Summary
This narrative review examines the environmental fate and toxicological consequences of systemic fungicides, which have increased in agricultural use despite resistance risks and human health concerns. The authors synthesise evidence on how fungicides enter water bodies and discuss constructed wetlands as an environmentally benign, cost-effective remediation approach, examining removal mechanisms and design factors (plant species, wetland type, physicochemical properties) that influence remediation performance. The review identifies low-environmental-risk fungicides and alternative disease management strategies as pathways to reduce fungicide-associated risks whilst maintaining crop protection.
UK applicability
The findings are directly applicable to UK agriculture, particularly in horticultural and arable systems where fungicide use is widespread.

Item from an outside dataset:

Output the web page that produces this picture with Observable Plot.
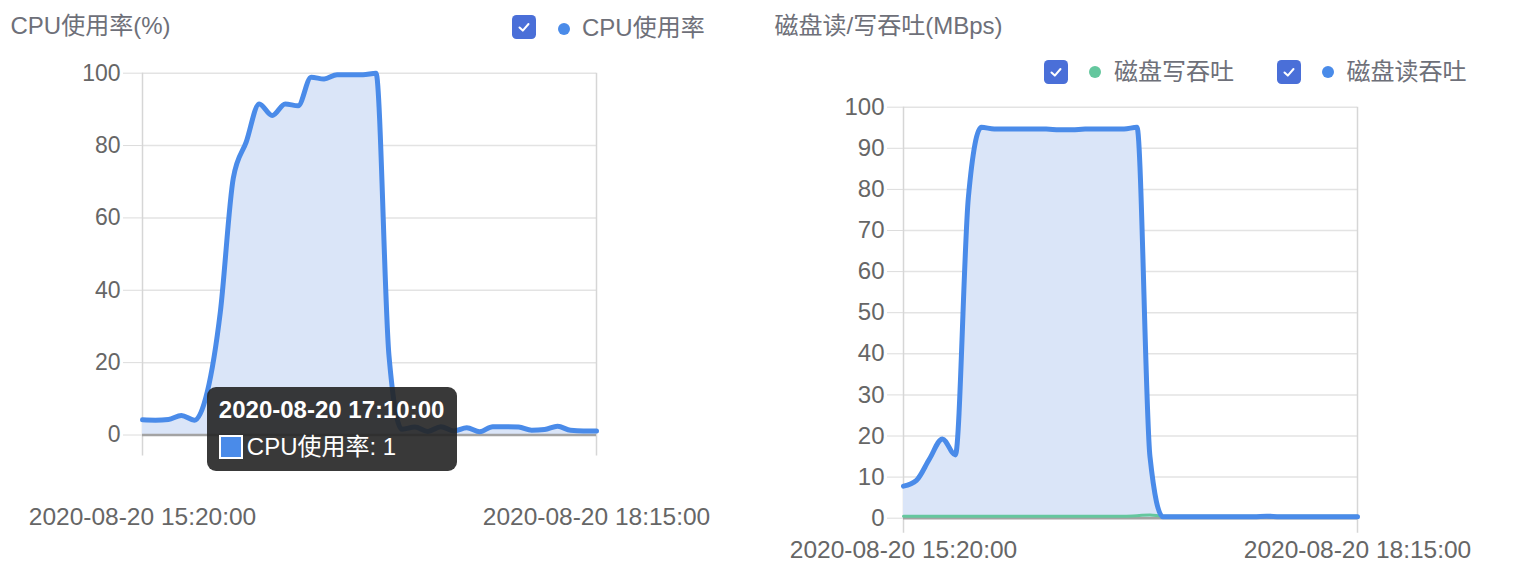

UK policy on pesticide residues in water and integrated pest management frameworks could benefit from the review's evidence on constructed wetlands as a practical, sustainable remediation tool for contaminated agricultural drainage.
Key measures
Fungicide removal efficacy in constructed wetlands; physicochemical parameters affecting fate; non-target effects on pollinators and plant physiology; substrate microbial community impacts
Outcomes reported
The review synthesises evidence on fungicide physicochemical properties, environmental persistence, and non-target ecological effects (including bumblebee population decline). It evaluates constructed wetlands as a remediation technology, examining removal mechanisms (plant uptake, biodegradation, photodegradation, hydrolysis) and factors affecting efficacy.